More recently this has developed into a formal partnership between ourselves and the ICCA-so we have a new and closer working relationship built on a far-longer friendship.

That partnership is now evolving into concrete and funded actions on the ground in support of SAICM and in support of an inclusive Green Economy as way of realizing sustainable development.

And I am looking forward to hear from Cal Dooley and colleagues from the ICCA on where we are on the joint pilot project for improved safety in the transportation of dangerous goods and safe warehousing in Africa.

And how we are progressing on a joint pilot project in Vietnam, which includes building capacity and raising awareness on safe chemicals management.

I also look forward to learning from the distinguished participants at this High Level Panel on other partnerships blossoming across the globe.

Distinguished delegates, there is a lot to be pleased and to be proud of in respect to SAICM, including the development of unique partnerships cutting across multiple sectors and stakeholders.

But there is unfinished business that will only be completed by renewed ambition to rise to both the challenge but also the opportunities from sound chemicals management.

The Quick Start Programme may have started less quickly than perhaps had been hoped when SAICM was established in 2006.

Meanwhile SAICM was born in a very different world to where we find ourselves today with many countries still struggling with an on-going economic and financial crisis.

Funding from the industry thus takes on even more importance today than perhaps it did six years ago.

The Global Chemicals Outlook notes that of an estimated 140,000 and more chemicals on the market only a fraction have been thoroughly evaluated to determine their effects on human health and the environment.
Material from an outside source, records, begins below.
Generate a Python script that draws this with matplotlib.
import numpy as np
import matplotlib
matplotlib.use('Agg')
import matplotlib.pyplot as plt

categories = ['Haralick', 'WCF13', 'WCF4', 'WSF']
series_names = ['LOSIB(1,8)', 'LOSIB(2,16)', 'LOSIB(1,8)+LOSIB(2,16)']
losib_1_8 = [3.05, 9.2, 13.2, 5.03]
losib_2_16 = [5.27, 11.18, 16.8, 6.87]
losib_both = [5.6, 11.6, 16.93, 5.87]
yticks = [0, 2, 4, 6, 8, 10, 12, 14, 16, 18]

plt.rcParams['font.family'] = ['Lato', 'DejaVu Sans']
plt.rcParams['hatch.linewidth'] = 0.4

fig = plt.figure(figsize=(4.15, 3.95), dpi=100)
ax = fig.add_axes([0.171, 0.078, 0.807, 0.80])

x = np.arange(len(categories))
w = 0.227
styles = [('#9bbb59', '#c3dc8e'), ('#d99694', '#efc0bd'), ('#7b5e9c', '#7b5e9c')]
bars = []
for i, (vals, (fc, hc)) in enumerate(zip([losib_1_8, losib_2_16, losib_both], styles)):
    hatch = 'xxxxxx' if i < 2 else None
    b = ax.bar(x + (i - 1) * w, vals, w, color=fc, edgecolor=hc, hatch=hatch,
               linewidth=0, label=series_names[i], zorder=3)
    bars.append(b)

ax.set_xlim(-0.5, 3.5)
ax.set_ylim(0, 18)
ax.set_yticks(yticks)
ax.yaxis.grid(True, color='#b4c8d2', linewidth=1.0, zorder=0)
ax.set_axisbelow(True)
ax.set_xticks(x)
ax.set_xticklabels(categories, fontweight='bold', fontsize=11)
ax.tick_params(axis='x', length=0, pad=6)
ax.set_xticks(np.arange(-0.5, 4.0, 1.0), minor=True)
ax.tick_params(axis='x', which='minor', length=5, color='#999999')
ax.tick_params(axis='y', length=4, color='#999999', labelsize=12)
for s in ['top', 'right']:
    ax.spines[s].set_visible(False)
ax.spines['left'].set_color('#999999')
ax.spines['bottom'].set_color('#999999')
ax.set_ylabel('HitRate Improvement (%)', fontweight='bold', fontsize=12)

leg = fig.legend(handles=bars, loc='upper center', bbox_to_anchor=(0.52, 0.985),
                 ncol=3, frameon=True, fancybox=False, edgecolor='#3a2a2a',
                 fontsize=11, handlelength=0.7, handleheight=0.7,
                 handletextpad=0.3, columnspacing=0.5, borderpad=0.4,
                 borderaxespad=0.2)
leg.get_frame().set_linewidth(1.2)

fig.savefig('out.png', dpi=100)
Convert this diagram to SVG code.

I am sure if you mentioned to this to someone over a cup of coffee they would be taken by surprise if not dismayed.

The world knew before Rio 1992 that a different approach was needed if the world was to match human creativity with the imperative of a more sophisticated approach in respect to chemicals and wastes - that approach is SAICM.

There is no such thing as a risk-free world - but managing risk and minimizing hazards is the responsibility of each and every one of us.

It is also an issue of reputational risk given the growing interest of consumers in their food and their products and the way they are made alongside the health and the quality of life of the workers involved.

Rio+20 in June sent a clear political message that heads of state wish to see the sound management of chemicals and wastes.

Yesterday in New York governments met for the 67th session of the UN General Assembly to activate the outcomes of recent Rio+20 Summit in support of a sustainable century for seven billion people rising to over nine billion by 2050.

The ambition you will show this week in Nairobi can send a strong and positive signal to the UN GA that action to meet the chemicals and wastes part of the Future We Want outcome is in good shape and on track to meet the Heads of State's 2020 goal.